6 thoughts on “Max Fawcett – Re Farmers Earnings Per Acre (Updated 2022-12-09)”

    1. Thanks for the comment, Jim. I agree – there is a trend in Canadian media including with those like Max Faucet to make BS claims, or exaggerations – and its pretty disgusting even more so when you realize they are subsidized by tax money.

  1. Ian, wow… I don’t want to go to Canada. Greece is not great – we have one state funded tv channel and news, but at least the others have independence. We do not trust the state run media.

    How do you trust any media running bullshit though?

  2. Aren’t *you* engaging in hyperbole?

    You state that fuel costs for harvesting and dealing with that harvest will have major carbon costs. But.

    As far as I can determine there is a “carbon tax exemption[s] exist for dyed fuels like gasoline and diesel” for trucks and tractors, which of course would still leave costs for grand drying and barns, except….

    “The House of Commons Standing Committee on Agriculture and Agri-Food has approved a private member’s bill exempting propane and natural gas used for heating livestock barns and drying grain from federal carbon surcharges, sending it back to the House for third and final reading.”

    So, exactly where are the major carbon fee costs for farmers if most of their fuel sources are exempt?

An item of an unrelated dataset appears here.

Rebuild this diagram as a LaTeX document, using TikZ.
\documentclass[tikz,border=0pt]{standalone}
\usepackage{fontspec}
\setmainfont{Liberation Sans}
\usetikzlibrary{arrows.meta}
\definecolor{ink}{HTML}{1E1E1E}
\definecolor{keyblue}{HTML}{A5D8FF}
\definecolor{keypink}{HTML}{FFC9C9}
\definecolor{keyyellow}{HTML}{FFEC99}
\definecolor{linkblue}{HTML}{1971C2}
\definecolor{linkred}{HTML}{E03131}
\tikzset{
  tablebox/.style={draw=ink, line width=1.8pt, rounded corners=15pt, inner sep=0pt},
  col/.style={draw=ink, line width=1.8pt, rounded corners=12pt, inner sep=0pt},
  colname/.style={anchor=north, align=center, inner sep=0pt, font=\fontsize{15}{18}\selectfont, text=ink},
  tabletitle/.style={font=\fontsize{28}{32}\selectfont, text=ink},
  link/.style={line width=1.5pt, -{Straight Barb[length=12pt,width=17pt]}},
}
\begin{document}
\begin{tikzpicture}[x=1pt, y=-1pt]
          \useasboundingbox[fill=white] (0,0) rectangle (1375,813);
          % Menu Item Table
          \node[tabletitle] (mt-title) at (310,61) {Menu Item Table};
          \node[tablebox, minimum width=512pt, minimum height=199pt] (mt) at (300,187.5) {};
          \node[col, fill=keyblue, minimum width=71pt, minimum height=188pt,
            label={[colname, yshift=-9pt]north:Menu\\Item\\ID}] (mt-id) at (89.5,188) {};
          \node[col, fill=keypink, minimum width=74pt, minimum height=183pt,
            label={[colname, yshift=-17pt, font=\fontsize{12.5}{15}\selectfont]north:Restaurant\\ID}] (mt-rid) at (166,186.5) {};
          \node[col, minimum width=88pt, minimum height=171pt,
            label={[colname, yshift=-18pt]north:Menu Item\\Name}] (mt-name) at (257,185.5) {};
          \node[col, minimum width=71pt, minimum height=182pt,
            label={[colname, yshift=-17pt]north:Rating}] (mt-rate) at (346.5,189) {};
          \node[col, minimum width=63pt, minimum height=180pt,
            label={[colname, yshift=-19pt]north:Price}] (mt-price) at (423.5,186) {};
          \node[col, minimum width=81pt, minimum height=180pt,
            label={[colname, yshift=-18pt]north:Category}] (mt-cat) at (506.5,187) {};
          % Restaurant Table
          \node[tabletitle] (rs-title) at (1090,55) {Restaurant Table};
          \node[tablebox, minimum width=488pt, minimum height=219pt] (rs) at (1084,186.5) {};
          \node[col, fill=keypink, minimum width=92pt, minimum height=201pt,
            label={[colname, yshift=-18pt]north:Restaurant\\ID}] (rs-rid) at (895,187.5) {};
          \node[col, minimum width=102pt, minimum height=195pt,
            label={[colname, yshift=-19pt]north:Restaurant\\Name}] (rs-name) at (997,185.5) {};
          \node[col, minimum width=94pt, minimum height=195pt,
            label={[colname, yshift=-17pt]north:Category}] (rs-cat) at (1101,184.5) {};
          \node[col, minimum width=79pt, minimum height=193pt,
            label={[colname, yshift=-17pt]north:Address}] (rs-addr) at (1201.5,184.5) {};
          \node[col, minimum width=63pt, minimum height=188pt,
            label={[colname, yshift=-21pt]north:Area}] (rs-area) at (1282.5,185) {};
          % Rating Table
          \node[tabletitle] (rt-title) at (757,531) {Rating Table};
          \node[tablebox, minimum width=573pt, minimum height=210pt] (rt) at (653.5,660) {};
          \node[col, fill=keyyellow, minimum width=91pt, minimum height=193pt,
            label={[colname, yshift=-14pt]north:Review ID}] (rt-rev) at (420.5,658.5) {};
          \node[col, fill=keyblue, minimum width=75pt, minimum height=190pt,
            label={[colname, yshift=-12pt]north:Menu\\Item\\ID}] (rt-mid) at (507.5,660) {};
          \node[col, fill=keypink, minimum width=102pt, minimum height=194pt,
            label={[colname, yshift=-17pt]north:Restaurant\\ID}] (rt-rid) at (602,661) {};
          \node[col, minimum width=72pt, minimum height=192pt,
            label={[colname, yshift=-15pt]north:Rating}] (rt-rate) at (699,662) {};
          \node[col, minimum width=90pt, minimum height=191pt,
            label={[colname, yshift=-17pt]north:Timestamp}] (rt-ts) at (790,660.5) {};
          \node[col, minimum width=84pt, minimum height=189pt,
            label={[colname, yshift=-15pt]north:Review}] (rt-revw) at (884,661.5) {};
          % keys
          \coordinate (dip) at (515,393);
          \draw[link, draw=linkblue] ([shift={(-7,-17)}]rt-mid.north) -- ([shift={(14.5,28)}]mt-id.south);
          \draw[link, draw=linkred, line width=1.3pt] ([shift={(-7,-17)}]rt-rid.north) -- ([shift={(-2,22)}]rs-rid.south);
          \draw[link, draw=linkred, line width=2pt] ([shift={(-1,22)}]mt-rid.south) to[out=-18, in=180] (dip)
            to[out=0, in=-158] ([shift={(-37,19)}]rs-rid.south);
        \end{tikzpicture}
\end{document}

    1. No, I am not engaged in hyperbole. But Max certainly is, claiming that a typical farmer can earn 8k to 20k an acre. That is bullshit. And it’s a great big load of bullshit. AFAIK, the carbon tax at this point, does apply to grain drying and the uses of propane and natural gas, and electricity. The carbon tax will also have an effect on some fertilizer prices that are produced with natural gas.

      The bigger point of this is Max, a Canadian media person, spreading disinformation that a farmer in Canada grosses 8K to 20K per acre. Max simply accepted this information from another tweet account as “fact” and did not bother to read or understand where the other account “pulled” the information from, or see if it is accurate for the typical Canadian farmer, and that’s pretty disgusting and amateurish for a “media” person.

      After being presented with actual typical Canadian figures, he still has not corrected the misinformation that he has spread.

      Do you approve of media people acting in this way, Stan? This is not the first time Max has published on Twitter, misinformation – his use of word meanings can be childish and not that of a professional.

      His comments came up when an MP (I think) posted a tweet about what large farms (5000) acres will pay in Carbon Tax, and Max attempted to minimize this by claiming these 5000 acre farms typically gross 8k-20k per acre. And that is just bullshit.